» WHAT YOU ARE ASKED TO DO
Retype, please, the listing from its opening line through the line that contains "fig = plt.figure(figsize=(7.84, 3.85), dpi=100)", both included, without the pictures.

** Start **

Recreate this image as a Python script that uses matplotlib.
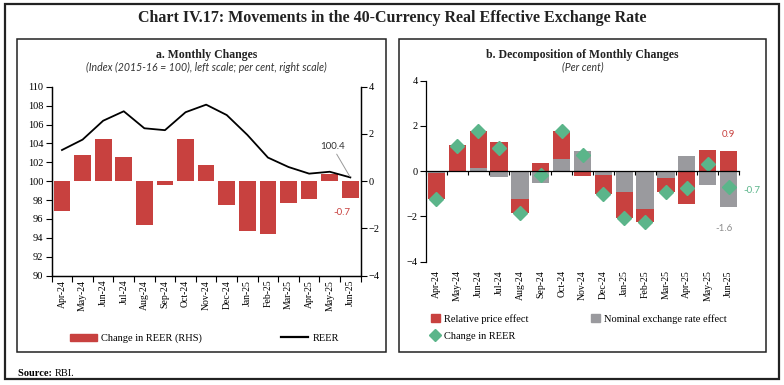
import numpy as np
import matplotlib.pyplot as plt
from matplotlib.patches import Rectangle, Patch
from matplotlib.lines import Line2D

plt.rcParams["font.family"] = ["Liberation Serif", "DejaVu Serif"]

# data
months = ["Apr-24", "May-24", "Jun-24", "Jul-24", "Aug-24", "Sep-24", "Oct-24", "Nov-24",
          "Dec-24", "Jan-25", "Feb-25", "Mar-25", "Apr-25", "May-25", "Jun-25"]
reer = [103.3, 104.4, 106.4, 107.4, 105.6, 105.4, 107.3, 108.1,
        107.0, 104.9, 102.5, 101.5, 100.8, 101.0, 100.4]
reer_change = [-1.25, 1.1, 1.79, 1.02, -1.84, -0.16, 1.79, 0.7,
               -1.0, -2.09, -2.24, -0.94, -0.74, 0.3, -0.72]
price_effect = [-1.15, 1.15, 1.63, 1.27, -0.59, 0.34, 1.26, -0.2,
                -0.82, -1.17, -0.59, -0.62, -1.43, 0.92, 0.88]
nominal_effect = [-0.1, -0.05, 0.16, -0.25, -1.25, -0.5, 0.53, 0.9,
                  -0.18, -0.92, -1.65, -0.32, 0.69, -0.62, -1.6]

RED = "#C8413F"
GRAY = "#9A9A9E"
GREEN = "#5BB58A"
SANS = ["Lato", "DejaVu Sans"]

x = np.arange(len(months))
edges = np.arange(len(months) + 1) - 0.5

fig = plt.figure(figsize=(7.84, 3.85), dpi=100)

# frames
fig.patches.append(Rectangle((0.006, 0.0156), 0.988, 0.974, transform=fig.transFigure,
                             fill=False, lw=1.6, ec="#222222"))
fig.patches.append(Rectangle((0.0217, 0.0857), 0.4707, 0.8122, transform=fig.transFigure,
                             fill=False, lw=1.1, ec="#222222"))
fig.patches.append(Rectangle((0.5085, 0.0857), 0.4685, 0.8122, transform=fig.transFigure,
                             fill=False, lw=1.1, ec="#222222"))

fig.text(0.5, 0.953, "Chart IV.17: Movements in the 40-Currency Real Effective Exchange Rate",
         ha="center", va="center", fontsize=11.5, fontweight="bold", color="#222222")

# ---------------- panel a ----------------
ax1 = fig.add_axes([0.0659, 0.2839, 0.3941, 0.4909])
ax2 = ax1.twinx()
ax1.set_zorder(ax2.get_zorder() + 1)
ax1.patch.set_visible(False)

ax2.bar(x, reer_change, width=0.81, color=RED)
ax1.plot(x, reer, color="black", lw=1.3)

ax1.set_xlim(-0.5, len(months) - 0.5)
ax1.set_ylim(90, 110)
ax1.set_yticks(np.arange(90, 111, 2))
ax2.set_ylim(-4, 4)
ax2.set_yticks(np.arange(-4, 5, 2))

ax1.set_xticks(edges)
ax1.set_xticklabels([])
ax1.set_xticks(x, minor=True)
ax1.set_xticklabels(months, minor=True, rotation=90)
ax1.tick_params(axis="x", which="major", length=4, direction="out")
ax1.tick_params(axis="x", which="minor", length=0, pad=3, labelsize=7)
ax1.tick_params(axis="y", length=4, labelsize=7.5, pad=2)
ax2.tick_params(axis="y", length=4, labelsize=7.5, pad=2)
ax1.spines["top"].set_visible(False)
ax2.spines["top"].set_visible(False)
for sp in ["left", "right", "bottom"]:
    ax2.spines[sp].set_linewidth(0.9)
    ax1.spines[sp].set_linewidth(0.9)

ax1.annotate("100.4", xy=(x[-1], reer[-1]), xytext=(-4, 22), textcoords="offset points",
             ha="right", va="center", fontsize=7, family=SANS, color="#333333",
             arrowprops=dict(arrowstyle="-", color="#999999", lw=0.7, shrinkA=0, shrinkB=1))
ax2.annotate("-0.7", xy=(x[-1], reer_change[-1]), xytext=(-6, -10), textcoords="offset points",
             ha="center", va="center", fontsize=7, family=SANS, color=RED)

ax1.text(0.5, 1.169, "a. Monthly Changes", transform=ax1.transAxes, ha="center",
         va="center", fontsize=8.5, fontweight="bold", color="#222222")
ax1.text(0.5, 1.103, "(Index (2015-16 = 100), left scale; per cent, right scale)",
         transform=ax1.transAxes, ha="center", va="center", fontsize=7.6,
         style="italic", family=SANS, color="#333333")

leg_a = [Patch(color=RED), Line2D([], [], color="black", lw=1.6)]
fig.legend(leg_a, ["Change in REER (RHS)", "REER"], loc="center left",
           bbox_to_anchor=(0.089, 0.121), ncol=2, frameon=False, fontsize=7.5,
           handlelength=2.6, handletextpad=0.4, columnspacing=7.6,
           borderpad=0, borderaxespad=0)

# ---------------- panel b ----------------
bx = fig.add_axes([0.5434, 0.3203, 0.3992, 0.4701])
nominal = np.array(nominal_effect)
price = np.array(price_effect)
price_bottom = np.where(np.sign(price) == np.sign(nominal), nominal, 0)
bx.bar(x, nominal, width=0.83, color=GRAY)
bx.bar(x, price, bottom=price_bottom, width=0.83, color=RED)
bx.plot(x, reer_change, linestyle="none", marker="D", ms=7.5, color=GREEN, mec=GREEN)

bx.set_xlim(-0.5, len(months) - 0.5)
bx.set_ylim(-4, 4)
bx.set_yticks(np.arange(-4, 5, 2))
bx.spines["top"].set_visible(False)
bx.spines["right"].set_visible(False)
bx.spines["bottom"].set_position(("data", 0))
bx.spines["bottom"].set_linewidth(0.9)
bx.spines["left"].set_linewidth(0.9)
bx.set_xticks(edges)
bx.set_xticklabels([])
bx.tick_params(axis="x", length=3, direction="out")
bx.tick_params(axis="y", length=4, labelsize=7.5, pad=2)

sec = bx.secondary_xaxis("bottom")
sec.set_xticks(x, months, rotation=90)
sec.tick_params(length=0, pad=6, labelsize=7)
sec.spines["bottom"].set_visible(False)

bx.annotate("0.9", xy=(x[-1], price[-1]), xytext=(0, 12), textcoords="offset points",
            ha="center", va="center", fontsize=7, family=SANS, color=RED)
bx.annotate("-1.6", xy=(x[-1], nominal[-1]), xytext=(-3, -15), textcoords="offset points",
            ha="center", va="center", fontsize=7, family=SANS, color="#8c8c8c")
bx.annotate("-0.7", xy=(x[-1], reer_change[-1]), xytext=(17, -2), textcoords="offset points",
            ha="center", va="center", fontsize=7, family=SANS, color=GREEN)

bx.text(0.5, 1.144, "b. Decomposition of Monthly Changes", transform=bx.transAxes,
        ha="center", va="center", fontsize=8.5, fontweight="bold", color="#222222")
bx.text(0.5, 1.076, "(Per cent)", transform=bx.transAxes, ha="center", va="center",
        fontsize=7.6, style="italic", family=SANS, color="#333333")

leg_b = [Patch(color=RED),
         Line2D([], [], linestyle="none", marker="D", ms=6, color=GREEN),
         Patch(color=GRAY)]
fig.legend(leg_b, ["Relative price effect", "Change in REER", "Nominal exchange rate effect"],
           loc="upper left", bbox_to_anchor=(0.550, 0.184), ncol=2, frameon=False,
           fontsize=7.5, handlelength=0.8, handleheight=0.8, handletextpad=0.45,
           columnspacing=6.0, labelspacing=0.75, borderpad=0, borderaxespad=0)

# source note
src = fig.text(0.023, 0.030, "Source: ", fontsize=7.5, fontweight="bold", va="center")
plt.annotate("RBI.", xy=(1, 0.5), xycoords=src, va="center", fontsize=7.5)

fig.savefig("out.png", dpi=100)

** End **

» WRITTEN RESPONSE
Recreate this image as a Python script that uses matplotlib.
import numpy as np
import matplotlib.pyplot as plt
from matplotlib.patches import Rectangle, Patch
from matplotlib.lines import Line2D

plt.rcParams["font.family"] = ["Liberation Serif", "DejaVu Serif"]

# data
months = ["Apr-24", "May-24", "Jun-24", "Jul-24", "Aug-24", "Sep-24", "Oct-24", "Nov-24",
          "Dec-24", "Jan-25", "Feb-25", "Mar-25", "Apr-25", "May-25", "Jun-25"]
reer = [103.3, 104.4, 106.4, 107.4, 105.6, 105.4, 107.3, 108.1,
        107.0, 104.9, 102.5, 101.5, 100.8, 101.0, 100.4]
reer_change = [-1.25, 1.1, 1.79, 1.02, -1.84, -0.16, 1.79, 0.7,
               -1.0, -2.09, -2.24, -0.94, -0.74, 0.3, -0.72]
price_effect = [-1.15, 1.15, 1.63, 1.27, -0.59, 0.34, 1.26, -0.2,
                -0.82, -1.17, -0.59, -0.62, -1.43, 0.92, 0.88]
nominal_effect = [-0.1, -0.05, 0.16, -0.25, -1.25, -0.5, 0.53, 0.9,
                  -0.18, -0.92, -1.65, -0.32, 0.69, -0.62, -1.6]

RED = "#C8413F"
GRAY = "#9A9A9E"
GREEN = "#5BB58A"
SANS = ["Lato", "DejaVu Sans"]

x = np.arange(len(months))
edges = np.arange(len(months) + 1) - 0.5

fig = plt.figure(figsize=(7.84, 3.85), dpi=100)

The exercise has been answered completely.